Apple doesn't have multiple modules per controller. They have multiple controllers per physical RAM modules. (stacking memory dies higher and accessing concurrently ). That row is off in the table label above. DDR5 is not limited to one module ( DIMM/Package ) sitting on a controller channel either. Putting more than on module on a single memory channel doesn't get you double speed. It gets more capacity on that channel.
[ I think you are trying to map 'banks' into 'modules' in your table and I don't think that is correct. Banks have impact on burst length/size . The burst size doesn't shift the overall bandwidth. More so how big of a chunk trickles back from a single request. ]

And if end goal is to count op aggregate bandwidth then channels will be better than "controller". One hand with five fingers can press 5 piano keys. One hand with three fingers can press fewer keys at the same time.

But overall the notion of having more , narrower channel controllers than the 'norm' for DDR5 is the point. ( 1 * 64 = 4 * 16 ) Wider and slower gets to a higher aggregate bandwidth (and ability to field a more diverse set of concurrent requests). HBM does the roughly the same with more expensive packaging (HBM diversity isn't as high). And also not really care much for end-to-end ECC.


Finally, you "aggregate speed" is somewhat hookey-pokey. You are comparing 1 wire of a 64 bus to 2 (or 4) wires of an aggregate 64-bit bus. Yeah they are different, but mainly because it is a different number of wires. That isn't really aggregate bandwidth. More natural aggregate bandwidth unit of measure is MB/s not Mb/s. Bytes requires counting more than just one wire of a bus; which gets into the correct mindset.

The aggregate bandwidth is calculated by the total number of wires across the bus(es). If both are 64 bits wide and both have 6,400 Mb/s individual wire speed, then both are the same overall aggregate. Apple is using 4 RAM die stacks to match the DDR5 DIMMs. That is going to buy more in space and power (distance) savings than it is going to be higher total bandwidth. If they throw a double the number of RAM controllers at the problem then can pull ahead.

DDR5 sets the minimal width wider. However, the upper limit for both DDR5/LPDDR5 is pragmatically just how much die edge space want to throw at memory controllers as opposed to something else. Apple doubling up on number of controllers/channels isn't a free lunch. LPDDR5 scales 'better' because only taking on 16-bit chunks at a time as scale up. DDR5 makes you take 80 bit wide chunks at a time ( if going to implement the complete standard) That is lots more die edge space disappear at the cost of something else for each increment.



(If so, then the next question in my mind is: why can the DDR variant of every generation not achieve similar performance per channel width unit as its LPDDR counterpart?

"Channel width unit" being something other than bits? Your chart has 6,400 Mb/s and 6,400 Mb/s .

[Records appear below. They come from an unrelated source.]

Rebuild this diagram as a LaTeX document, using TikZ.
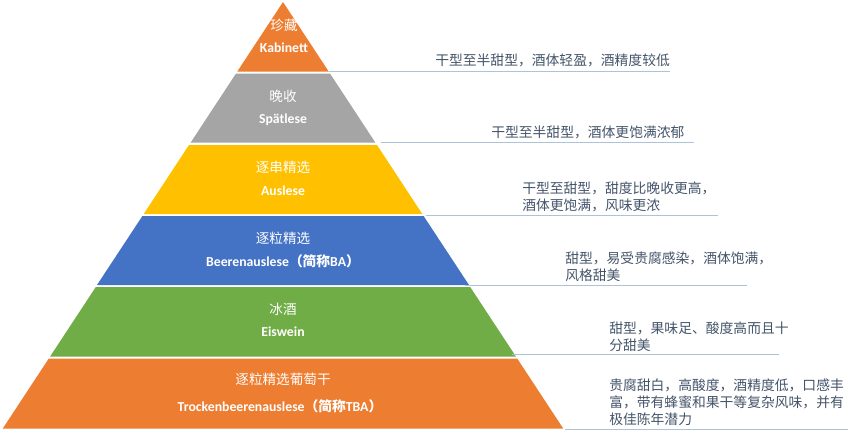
\documentclass[tikz,border=0pt]{standalone}
\usepackage{fontspec}
\setmainfont{Carlito}
\newfontfamily\cjk{Noto Sans CJK SC}
\usetikzlibrary{positioning}
\definecolor{wineorange}{HTML}{ED7D31}
\definecolor{winegrey}{HTML}{A5A5A5}
\definecolor{wineyellow}{HTML}{FFC000}
\definecolor{wineblue}{HTML}{4472C4}
\definecolor{winegreen}{HTML}{70AD47}
\definecolor{leadcol}{HTML}{ADC3D9}
\definecolor{notecol}{HTML}{44546A}
\tikzset{
  zh/.style={text=white, font=\cjk\fontsize{10.2}{12}\selectfont, inner sep=0pt},
  en/.style={text=white, font=\bfseries\fontsize{10.3}{12}\selectfont, inner sep=0pt},
  note/.style={text=notecol, font=\cjk\fontsize{10.35}{12.75}\selectfont, align=left, anchor=west, inner sep=0pt},
  lead/.style={draw=leadcol, line width=0.75pt},
}
\begin{document}
\begin{tikzpicture}[x=0.75pt,y=-0.75pt]
\useasboundingbox (0,0) rectangle (858,436);
% bands
\fill[wineorange] (283,2) -- (328.7,71.5) coordinate (c1) -- (237.3,71.5) -- cycle;
\fill[winegrey] (236,73.5) -- (330,73.5) -- (375.3,142.5) coordinate (c2) -- (190.7,142.5) -- cycle;
\fill[wineyellow] (189,145) -- (377,145) -- (422.3,214) coordinate (c3) -- (143.7,214) -- cycle;
\fill[wineblue] (142.4,216) -- (423.6,216) -- (469,285) coordinate (c4) -- (97,285) -- cycle;
\fill[winegreen] (95.8,287) -- (470.2,287) -- (515.9,356.5) coordinate (c5) -- (50.1,356.5) -- cycle;
\fill[wineorange] (48.8,358.5) -- (517.2,358.5) -- (563.2,428.5) coordinate (c6) -- (2.8,428.5) -- cycle;
% band labels
\node[zh] (z1) at (284,25) {珍藏};
\node[en] (e1) at (284,48) {Kabinett};
\node[zh] (z2) at (283,96.5) {晚收};
\node[en] (e2) at (283,120) {Spätlese};
\node[zh] (z3) at (283,167.5) {逐串精选};
\node[en] (e3) at (283,190.5) {Auslese};
\node[zh] (z4) at (283,238) {逐粒精选};
\node[en] (e4) at (283,261) {Beerenauslese{\cjk （简称}BA{\cjk ）}};
\node[zh] (z5) at (283,309) {冰酒};
\node[en] (e5) at (283,332) {Eiswein};
\node[zh] (z6) at (283,379) {逐粒精选葡萄干};
\node[en] (e6) at (280,406.5) {Trockenbeerenauslese{\cjk （简称}TBA{\cjk ）}};
% notes
\node[note] (n1) at (435,60.5) {干型至半甜型，酒体轻盈，酒精度较低};
\node[note] (n2) at (491,132) {干型至半甜型，酒体更饱满浓郁};
\node[note] (n3) at (522,197) {干型至甜型，甜度比晚收更高，\\酒体更饱满，风味更浓};
\node[note] (n4) at (565,266.5) {甜型，易受贵腐感染，酒体饱满，\\风格甜美};
\node[note] (n5) at (609,337) {甜型，果味足、酸度高而且十\\分甜美};
\node[note] (n6) at (609,402.5) {贵腐甜白，高酸度，酒精度低，口感丰\\富，带有蜂蜜和果干等复杂风味，并有\\极佳陈年潜力};
% leaders
\coordinate (l1) at (670,71);
\coordinate (l2) at (694,142.5);
\coordinate (l3) at (718,215.5);
\coordinate (l4) at (747,285.5);
\coordinate (l5) at (779,354);
\coordinate (l6) at (848,429);
\draw[lead] (c1 |- l1) -- (l1);
\draw[lead] ([xshift=4pt]c2) -- (l2);
\draw[lead] ([xshift=3pt]c3 |- l3) -- (l3);
\draw[lead] ([xshift=-3pt]c4 |- l4) -- (l4);
\draw[lead] ([xshift=-3pt]c5 |- l5) -- (l5);
\draw[lead] ([xshift=1pt]c6 |- l6) -- (l6);
\end{tikzpicture}
\end{document}
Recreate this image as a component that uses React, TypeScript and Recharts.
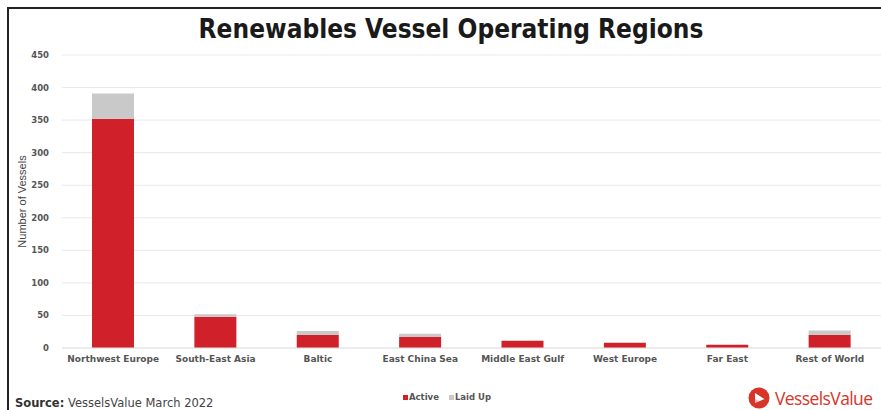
import React from 'react';
import { BarChart, Bar, XAxis, YAxis, CartesianGrid } from 'recharts';

const regions = [
  'Northwest Europe',
  'South-East Asia',
  'Baltic',
  'East China Sea',
  'Middle East Gulf',
  'West Europe',
  'Far East',
  'Rest of World',
];
const active = [352, 48, 20, 17, 11, 8, 5, 20];
const laidUp = [39, 4, 6, 5, 0, 0, 0, 7];
const yTicks = [0, 50, 100, 150, 200, 250, 300, 350, 400, 450];

const data = regions.map((name, i) => ({ name, Active: active[i], 'Laid Up': laidUp[i] }));

const RED = '#d0202a';
const GREY = '#c9c9c9';
const series = [
  { key: 'Active', color: RED },
  { key: 'Laid Up', color: GREY },
];

export default function App() {
  return (
    <div style={{ position: 'absolute', left: 0, top: 0, width: 881, height: 410, background: '#fff', overflow: 'hidden' }}>
      <div style={{ position: 'absolute', left: 7, top: 7, width: 2, height: 403, background: '#222' }} />
      <div style={{ position: 'absolute', left: 7, top: 7, width: 874, height: 2, background: '#222' }} />
      <div
        style={{
          position: 'absolute', left: 0, width: 902, top: 14, textAlign: 'center',
          fontFamily: 'DejaVu Sans Condensed', fontWeight: 700, fontSize: 26, color: '#1a1a1a',
        }}
      >
        Renewables Vessel Operating Regions
      </div>
      <BarChart width={881} height={410} data={data} margin={{ top: 55, right: 0, bottom: 32, left: 8 }}>
        <CartesianGrid vertical={false} stroke="#e8e8e8" />
        <XAxis
          dataKey="name"
          height={30}
          axisLine={{ stroke: '#e3e3e3' }}
          tickLine={false}
          interval={0}
          tick={{ fontFamily: 'DejaVu Sans', fontWeight: 700, fontSize: 9, fill: '#555' }}
        />
        <YAxis
          width={54}
          domain={[0, 450]}
          ticks={yTicks}
          axisLine={false}
          tickLine={false}
          tickMargin={7}
          tick={{ fontFamily: 'DejaVu Sans', fontWeight: 700, fontSize: 8.5, fill: '#555' }}
          label={{
            value: 'Number of Vessels', angle: -90, position: 'insideLeft', offset: 14,
            style: { fontFamily: 'Liberation Sans', fontSize: 11, fill: '#444', textAnchor: 'middle' },
          }}
        />
        <Bar dataKey="Active" stackId="a" fill={RED} barSize={42} isAnimationActive={false} />
        <Bar dataKey="Laid Up" stackId="a" fill={GREY} barSize={42} isAnimationActive={false} />
      </BarChart>
      <div
        style={{
          position: 'absolute', left: 403, top: 392, display: 'flex', gap: 10,
          fontFamily: 'DejaVu Sans', fontWeight: 700, fontSize: 8.5, color: '#555',
        }}
      >
        {series.map((s) => (
          <span key={s.key} style={{ display: 'flex', alignItems: 'center' }}>
            <span style={{ width: 5, height: 5, background: s.color, marginRight: 1 }} />
            {s.key}
          </span>
        ))}
      </div>
      <div style={{ position: 'absolute', left: 15, top: 396, fontFamily: 'DejaVu Sans', fontSize: 11.5, color: '#444' }}>
        <b style={{ color: '#333' }}>Source:</b> VesselsValue March 2022
      </div>
      <div style={{ position: 'absolute', left: 748, top: 386, display: 'flex', alignItems: 'center' }}>
        <svg width={22} height={22} viewBox="0 0 22 22">
          <circle cx={11} cy={11} r={10.5} fill="#d8352a" />
          <path d="M7 6 L16.5 12 L7 16 Z" fill="#fff" />
          <path d="M7 12 L11 14 L7 16 Z" fill="#d8352a" opacity={0.35} />
        </svg>
        <span style={{ marginLeft: 5, fontFamily: 'Open Sans', fontSize: 17.5, color: '#d8352a', letterSpacing: -0.6 }}>
          VesselsValue
        </span>
      </div>
    </div>
  );
}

Different channel distance constraints. Super fast 'clock' over a longer wire isn't 'free'. Decent chance DDR6 will get a tighter distance metrics than DDR5. If can only stack memory dies so high (to hit footprint and volume constraints ) and the capacity is limited to fab tech ... then overall capacity is different.

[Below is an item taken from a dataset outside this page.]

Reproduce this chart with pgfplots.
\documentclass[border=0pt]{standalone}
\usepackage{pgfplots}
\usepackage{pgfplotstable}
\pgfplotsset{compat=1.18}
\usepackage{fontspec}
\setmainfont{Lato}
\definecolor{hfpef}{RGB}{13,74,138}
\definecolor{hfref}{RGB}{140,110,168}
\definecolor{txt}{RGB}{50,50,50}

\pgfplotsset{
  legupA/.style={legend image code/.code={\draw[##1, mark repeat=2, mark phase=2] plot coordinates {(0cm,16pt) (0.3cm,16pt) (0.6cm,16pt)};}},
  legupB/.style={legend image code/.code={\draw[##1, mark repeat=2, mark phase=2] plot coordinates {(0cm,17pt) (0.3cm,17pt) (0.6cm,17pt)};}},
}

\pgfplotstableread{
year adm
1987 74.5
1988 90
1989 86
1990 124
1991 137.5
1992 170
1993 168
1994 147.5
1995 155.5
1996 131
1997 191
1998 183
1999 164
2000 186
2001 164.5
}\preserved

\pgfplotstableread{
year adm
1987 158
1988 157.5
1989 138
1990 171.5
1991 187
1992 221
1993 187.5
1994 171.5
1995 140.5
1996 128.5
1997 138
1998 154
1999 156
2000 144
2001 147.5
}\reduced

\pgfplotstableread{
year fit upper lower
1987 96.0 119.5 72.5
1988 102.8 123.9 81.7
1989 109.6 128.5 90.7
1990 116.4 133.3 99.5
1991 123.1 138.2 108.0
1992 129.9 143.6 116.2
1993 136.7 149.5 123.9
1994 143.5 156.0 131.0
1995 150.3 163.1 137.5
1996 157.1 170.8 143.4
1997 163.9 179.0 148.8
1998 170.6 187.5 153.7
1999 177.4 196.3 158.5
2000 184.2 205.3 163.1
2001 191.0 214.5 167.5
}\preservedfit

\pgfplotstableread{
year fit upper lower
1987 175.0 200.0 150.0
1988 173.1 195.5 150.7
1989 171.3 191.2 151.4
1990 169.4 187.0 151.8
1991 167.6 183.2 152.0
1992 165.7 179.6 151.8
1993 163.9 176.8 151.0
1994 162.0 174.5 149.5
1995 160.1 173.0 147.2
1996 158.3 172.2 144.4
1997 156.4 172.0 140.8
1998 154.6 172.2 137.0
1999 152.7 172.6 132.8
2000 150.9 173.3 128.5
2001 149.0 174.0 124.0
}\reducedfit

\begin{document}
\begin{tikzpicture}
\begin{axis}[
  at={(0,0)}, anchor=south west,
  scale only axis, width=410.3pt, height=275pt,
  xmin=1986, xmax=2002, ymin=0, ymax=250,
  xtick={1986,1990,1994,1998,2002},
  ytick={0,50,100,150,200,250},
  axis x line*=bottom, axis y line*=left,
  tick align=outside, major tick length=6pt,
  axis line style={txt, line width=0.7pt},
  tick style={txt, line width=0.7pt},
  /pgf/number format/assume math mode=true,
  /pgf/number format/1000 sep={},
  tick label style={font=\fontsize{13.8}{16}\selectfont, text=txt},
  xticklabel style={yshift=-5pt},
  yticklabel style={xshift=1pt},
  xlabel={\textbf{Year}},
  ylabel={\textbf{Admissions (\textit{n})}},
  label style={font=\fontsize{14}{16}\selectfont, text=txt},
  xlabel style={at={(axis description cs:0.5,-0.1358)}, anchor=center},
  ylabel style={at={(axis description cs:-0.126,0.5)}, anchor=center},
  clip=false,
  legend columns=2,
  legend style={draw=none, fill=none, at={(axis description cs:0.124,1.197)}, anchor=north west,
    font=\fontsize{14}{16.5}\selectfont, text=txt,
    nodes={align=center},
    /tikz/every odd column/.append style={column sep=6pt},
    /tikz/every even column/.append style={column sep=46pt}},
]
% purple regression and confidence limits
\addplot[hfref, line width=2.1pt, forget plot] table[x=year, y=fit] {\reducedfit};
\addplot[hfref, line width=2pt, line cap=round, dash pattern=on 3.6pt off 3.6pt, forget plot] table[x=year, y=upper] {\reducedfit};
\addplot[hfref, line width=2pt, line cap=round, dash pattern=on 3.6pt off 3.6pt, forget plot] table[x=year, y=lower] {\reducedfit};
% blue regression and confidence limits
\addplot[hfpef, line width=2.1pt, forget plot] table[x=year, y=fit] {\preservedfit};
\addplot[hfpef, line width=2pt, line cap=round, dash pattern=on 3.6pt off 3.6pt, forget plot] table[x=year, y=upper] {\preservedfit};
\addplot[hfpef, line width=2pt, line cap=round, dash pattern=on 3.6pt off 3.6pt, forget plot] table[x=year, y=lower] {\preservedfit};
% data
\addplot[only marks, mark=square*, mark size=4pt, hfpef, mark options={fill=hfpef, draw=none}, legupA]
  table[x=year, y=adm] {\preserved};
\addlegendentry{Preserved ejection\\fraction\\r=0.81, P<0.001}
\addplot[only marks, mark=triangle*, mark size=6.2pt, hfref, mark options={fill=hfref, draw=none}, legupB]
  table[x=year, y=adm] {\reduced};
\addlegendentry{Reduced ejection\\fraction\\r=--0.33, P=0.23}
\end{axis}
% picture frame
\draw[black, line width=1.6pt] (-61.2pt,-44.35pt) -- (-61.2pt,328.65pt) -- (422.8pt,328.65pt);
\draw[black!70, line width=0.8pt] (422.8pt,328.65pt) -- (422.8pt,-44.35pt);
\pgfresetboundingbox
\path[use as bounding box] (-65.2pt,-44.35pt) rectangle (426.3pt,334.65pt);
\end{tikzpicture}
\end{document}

If you get the wrong answer to a read/write request faster does that really help? Or get substantially fewer answers ( have to page to persistent storage) is that going to help go faster once run out of 'runway' ?

The myopic notion that 99.999% of the issue is the bit rate on a single wire is enough to cover what different areas that LPDDR and DDR address.

Is it that the physics of a socketed design that make it inherently more difficult to achieve equivalent performance as a soldered design? Since the DDR modules don't have the power and heat constraints of their LPDDR counterparts, I would have though that any disadvantages of a socketed design, such as voltage loss across the socket, could have been compensated for.)

DDR5 also pushes some data integrity tasks onto the DIMMs. The 'controller' on the DIMM is also more complicated than on 'less smart' LPDDR5 packages. Some ECC duties are offloaded. And yes that is because have more power and space on the DIMM. It is also bigger and wider.


Width and length of the wires and complexity of stuff on either end of the 'channel wire' is bigger contribution to the different implementation demands of a DDR5 versus LPDDR5 controller.